More than a hundred and thirty years have passed since the victims of Cunningham’s cruelty and rapacity were starved to death in churches consecrated to the praise and worship of a God of love. It is a tardy recognition that we are giving them, and one that is most imperfect, yet it is all that we can now do. The ditches where they were interred have long ago been filled up, built over, and intersected by streets. Who of the multitude that daily pass to and fro over the ground that should be sacred ever give a thought to the remains of the brave men beneath their feet, who perished that they might enjoy the blessings of liberty?
Republics are ungrateful; they have short memories; but it is due to the martyrs of the Revolution that some attempt should be made to tell to the generations that succeed them who they were, what they did, and why they suffered so terribly and died so grimly, without weakening, and without betraying the cause of that country which was dearer to them than their lives.
We have, for the most part, limited ourselves to the prisons and prison ships in the city and on the waters of New York. This is because such information as we have been able to obtain concerning the treatment of American prisoners by the British relates, almost entirely, to that locality.
It is a terrible story that we are about to narrate, and we warn the lover of pleasant books to lay down our volume at the first page. We shall see Cunningham, that burly, red-faced ruffian, the Provost Marshal, wreaking his vengeance upon the defenceless prisoners in his keeping, for the assault made upon him at the outbreak of the war, when he and a companion who had made themselves obnoxious to the republicans were mobbed and beaten in the streets of New York. He was rescued by some friends of law and order, and locked up in one of the jails which was soon to be the theatre of his revenge. We shall narrate the sufferings of the American prisoners taken at the time of the battle of Long Island, and after the surrender of Fort Washington, which events occurred, the first in August, the second in November of the year 1776.

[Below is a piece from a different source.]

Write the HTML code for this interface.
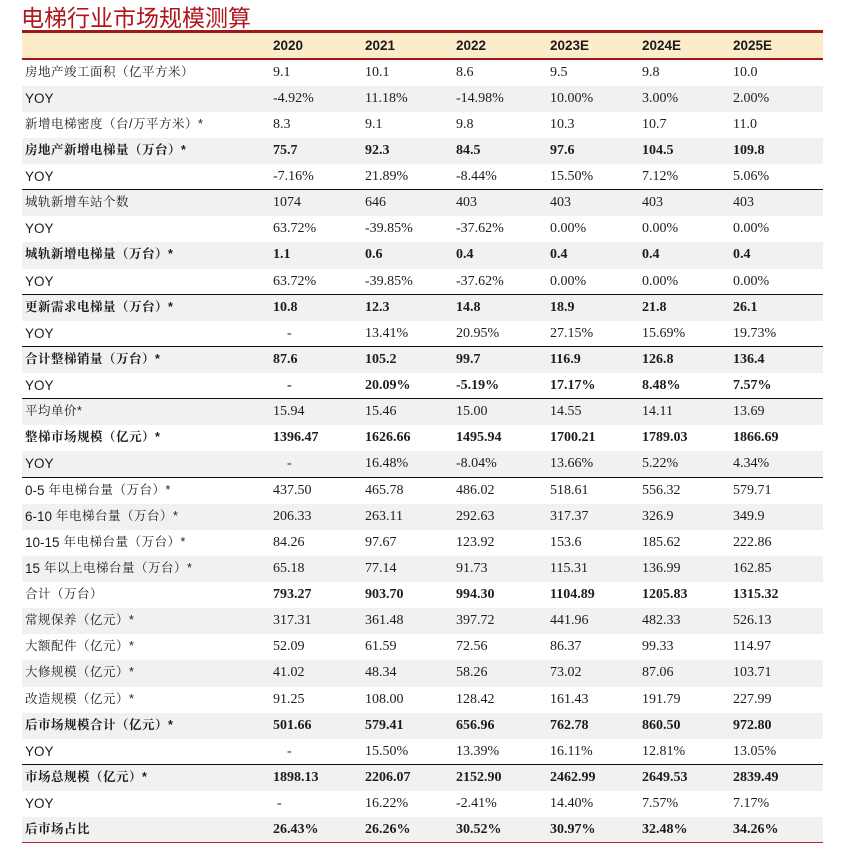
<!DOCTYPE html>
<html><head><meta charset="utf-8">
<style>
html,body{margin:0;padding:0;background:#fff;}
body{width:846px;height:850px;position:relative;overflow:hidden;}
.title{position:absolute;left:21px;top:5px;font-family:"Liberation Sans","Noto Sans CJK SC",sans-serif;font-size:23px;line-height:26px;color:#b0161c;font-weight:400;letter-spacing:0px;white-space:nowrap;}
.tbl{position:absolute;left:22px;top:30px;width:801px;}
.topline{height:2.5px;background:#9b1b1b;}
.hdr{height:25px;background:#fdecca;display:flex;font-family:"Liberation Sans",sans-serif;font-weight:bold;font-size:13.5px;line-height:25px;color:#1a1a1a;}
.hline{height:2px;background:#9b1b1b;}
.row{height:26.13px;box-sizing:border-box;display:flex;line-height:26px;color:#1c1c1c;}
.row.g{background:#f1f1f1;}
.row.sep{border-bottom:1px solid #111;}
.row.last{border-bottom:1.3px solid #b0262a;}
.c0{width:251px;padding-left:3px;box-sizing:border-box;white-space:nowrap;font-family:"Liberation Sans","Noto Serif CJK SC",serif;font-size:12.5px;letter-spacing:0.5px;position:relative;top:-1px;}
.c0 .a{font-family:"Liberation Sans",sans-serif;font-size:13.5px;letter-spacing:0;position:relative;top:1px;}
.row.b .c0{font-weight:bold;}
.c{font-family:"Liberation Serif",serif;font-size:14px;white-space:nowrap;}
.row.bv .c{font-weight:bold;}
.c1{width:92px}.c2{width:91px}.c3{width:94px}.c4{width:92px}.c5{width:91px}.c6{width:90px}
.d{padding-left:14px;}
.d2{padding-left:4px;}
</style></head><body>
<div class="title">电梯行业市场规模测算</div>
<div class="tbl">
<div class="topline"></div>
<div class="hdr"><div class="c0"></div><div class="c1">2020</div><div class="c2">2021</div><div class="c3">2022</div><div class="c4">2023E</div><div class="c5">2024E</div><div class="c6">2025E</div></div>
<div class="hline"></div>

<div class="row"><div class="c0">房地产竣工面积（亿平方米）</div><div class="c c1">9.1</div><div class="c c2">10.1</div><div class="c c3">8.6</div><div class="c c4">9.5</div><div class="c c5">9.8</div><div class="c c6">10.0</div></div>
<div class="row g"><div class="c0"><span class="a">YOY</span></div><div class="c c1">-4.92%</div><div class="c c2">11.18%</div><div class="c c3">-14.98%</div><div class="c c4">10.00%</div><div class="c c5">3.00%</div><div class="c c6">2.00%</div></div>
<div class="row"><div class="c0">新增电梯密度（台/万平方米）*</div><div class="c c1">8.3</div><div class="c c2">9.1</div><div class="c c3">9.8</div><div class="c c4">10.3</div><div class="c c5">10.7</div><div class="c c6">11.0</div></div>
<div class="row g b bv"><div class="c0">房地产新增电梯量（万台）*</div><div class="c c1">75.7</div><div class="c c2">92.3</div><div class="c c3">84.5</div><div class="c c4">97.6</div><div class="c c5">104.5</div><div class="c c6">109.8</div></div>
<div class="row sep"><div class="c0"><span class="a">YOY</span></div><div class="c c1">-7.16%</div><div class="c c2">21.89%</div><div class="c c3">-8.44%</div><div class="c c4">15.50%</div><div class="c c5">7.12%</div><div class="c c6">5.06%</div></div>
<div class="row g"><div class="c0">城轨新增车站个数</div><div class="c c1">1074</div><div class="c c2">646</div><div class="c c3">403</div><div class="c c4">403</div><div class="c c5">403</div><div class="c c6">403</div></div>
<div class="row"><div class="c0"><span class="a">YOY</span></div><div class="c c1">63.72%</div><div class="c c2">-39.85%</div><div class="c c3">-37.62%</div><div class="c c4">0.00%</div><div class="c c5">0.00%</div><div class="c c6">0.00%</div></div>
<div class="row g b bv"><div class="c0">城轨新增电梯量（万台）*</div><div class="c c1">1.1</div><div class="c c2">0.6</div><div class="c c3">0.4</div><div class="c c4">0.4</div><div class="c c5">0.4</div><div class="c c6">0.4</div></div>
<div class="row sep"><div class="c0"><span class="a">YOY</span></div><div class="c c1">63.72%</div><div class="c c2">-39.85%</div><div class="c c3">-37.62%</div><div class="c c4">0.00%</div><div class="c c5">0.00%</div><div class="c c6">0.00%</div></div>
<div class="row g b bv"><div class="c0">更新需求电梯量（万台）*</div><div class="c c1">10.8</div><div class="c c2">12.3</div><div class="c c3">14.8</div><div class="c c4">18.9</div><div class="c c5">21.8</div><div class="c c6">26.1</div></div>
<div class="row sep"><div class="c0"><span class="a">YOY</span></div><div class="c c1"><span class="d">-</span></div><div class="c c2">13.41%</div><div class="c c3">20.95%</div><div class="c c4">27.15%</div><div class="c c5">15.69%</div><div class="c c6">19.73%</div></div>
<div class="row g b bv"><div class="c0">合计整梯销量（万台）*</div><div class="c c1">87.6</div><div class="c c2">105.2</div><div class="c c3">99.7</div><div class="c c4">116.9</div><div class="c c5">126.8</div><div class="c c6">136.4</div></div>
<div class="row sep bv"><div class="c0"><span class="a">YOY</span></div><div class="c c1"><span class="d">-</span></div><div class="c c2">20.09%</div><div class="c c3">-5.19%</div><div class="c c4">17.17%</div><div class="c c5">8.48%</div><div class="c c6">7.57%</div></div>
<div class="row g"><div class="c0">平均单价*</div><div class="c c1">15.94</div><div class="c c2">15.46</div><div class="c c3">15.00</div><div class="c c4">14.55</div><div class="c c5">14.11</div><div class="c c6">13.69</div></div>
<div class="row b bv"><div class="c0">整梯市场规模（亿元）*</div><div class="c c1">1396.47</div><div class="c c2">1626.66</div><div class="c c3">1495.94</div><div class="c c4">1700.21</div><div class="c c5">1789.03</div><div class="c c6">1866.69</div></div>
<div class="row g sep"><div class="c0"><span class="a">YOY</span></div><div class="c c1"><span class="d">-</span></div><div class="c c2">16.48%</div><div class="c c3">-8.04%</div><div class="c c4">13.66%</div><div class="c c5">5.22%</div><div class="c c6">4.34%</div></div>
<div class="row"><div class="c0"><span class="a">0-5</span> 年电梯台量（万台）*</div><div class="c c1">437.50</div><div class="c c2">465.78</div><div class="c c3">486.02</div><div class="c c4">518.61</div><div class="c c5">556.32</div><div class="c c6">579.71</div></div>
<div class="row g"><div class="c0"><span class="a">6-10</span> 年电梯台量（万台）*</div><div class="c c1">206.33</div><div class="c c2">263.11</div><div class="c c3">292.63</div><div class="c c4">317.37</div><div class="c c5">326.9</div><div class="c c6">349.9</div></div>
<div class="row"><div class="c0"><span class="a">10-15</span> 年电梯台量（万台）*</div><div class="c c1">84.26</div><div class="c c2">97.67</div><div class="c c3">123.92</div><div class="c c4">153.6</div><div class="c c5">185.62</div><div class="c c6">222.86</div></div>
<div class="row g"><div class="c0"><span class="a">15</span> 年以上电梯台量（万台）*</div><div class="c c1">65.18</div><div class="c c2">77.14</div><div class="c c3">91.73</div><div class="c c4">115.31</div><div class="c c5">136.99</div><div class="c c6">162.85</div></div>
<div class="row bv"><div class="c0">合计（万台）</div><div class="c c1">793.27</div><div class="c c2">903.70</div><div class="c c3">994.30</div><div class="c c4">1104.89</div><div class="c c5">1205.83</div><div class="c c6">1315.32</div></div>
<div class="row g"><div class="c0">常规保养（亿元）*</div><div class="c c1">317.31</div><div class="c c2">361.48</div><div class="c c3">397.72</div><div class="c c4">441.96</div><div class="c c5">482.33</div><div class="c c6">526.13</div></div>
<div class="row"><div class="c0">大额配件（亿元）*</div><div class="c c1">52.09</div><div class="c c2">61.59</div><div class="c c3">72.56</div><div class="c c4">86.37</div><div class="c c5">99.33</div><div class="c c6">114.97</div></div>
<div class="row g"><div class="c0">大修规模（亿元）*</div><div class="c c1">41.02</div><div class="c c2">48.34</div><div class="c c3">58.26</div><div class="c c4">73.02</div><div class="c c5">87.06</div><div class="c c6">103.71</div></div>
<div class="row"><div class="c0">改造规模（亿元）*</div><div class="c c1">91.25</div><div class="c c2">108.00</div><div class="c c3">128.42</div><div class="c c4">161.43</div><div class="c c5">191.79</div><div class="c c6">227.99</div></div>
<div class="row g b bv"><div class="c0">后市场规模合计（亿元）*</div><div class="c c1">501.66</div><div class="c c2">579.41</div><div class="c c3">656.96</div><div class="c c4">762.78</div><div class="c c5">860.50</div><div class="c c6">972.80</div></div>
<div class="row sep"><div class="c0"><span class="a">YOY</span></div><div class="c c1"><span class="d">-</span></div><div class="c c2">15.50%</div><div class="c c3">13.39%</div><div class="c c4">16.11%</div><div class="c c5">12.81%</div><div class="c c6">13.05%</div></div>
<div class="row g b bv"><div class="c0">市场总规模（亿元）*</div><div class="c c1">1898.13</div><div class="c c2">2206.07</div><div class="c c3">2152.90</div><div class="c c4">2462.99</div><div class="c c5">2649.53</div><div class="c c6">2839.49</div></div>
<div class="row"><div class="c0"><span class="a">YOY</span></div><div class="c c1"><span class="d2">-</span></div><div class="c c2">16.22%</div><div class="c c3">-2.41%</div><div class="c c4">14.40%</div><div class="c c5">7.57%</div><div class="c c6">7.17%</div></div>
<div class="row g b bv last"><div class="c0">后市场占比</div><div class="c c1">26.43%</div><div class="c c2">26.26%</div><div class="c c3">30.52%</div><div class="c c4">30.97%</div><div class="c c5">32.48%</div><div class="c c6">34.26%</div></div>
</div>
</body></html>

What we have been able to glean from many sources, none of which contradict each other in any important point, about the prisons and prison ships in New York, with a few narratives written by those who were imprisoned in other places, shall fill this volume. Perhaps others, far better fitted for the task, will make the necessary researches, in order to lay before the American people a statement of what took place in the British prisons at Halifax, Charleston, Philadelphia, the waters off the coast of Florida, and other places, during the eight years of the war. It is a solemn and affecting duty that we owe to the dead, and it is in no light spirit that we, for our part, begin our portion of the task.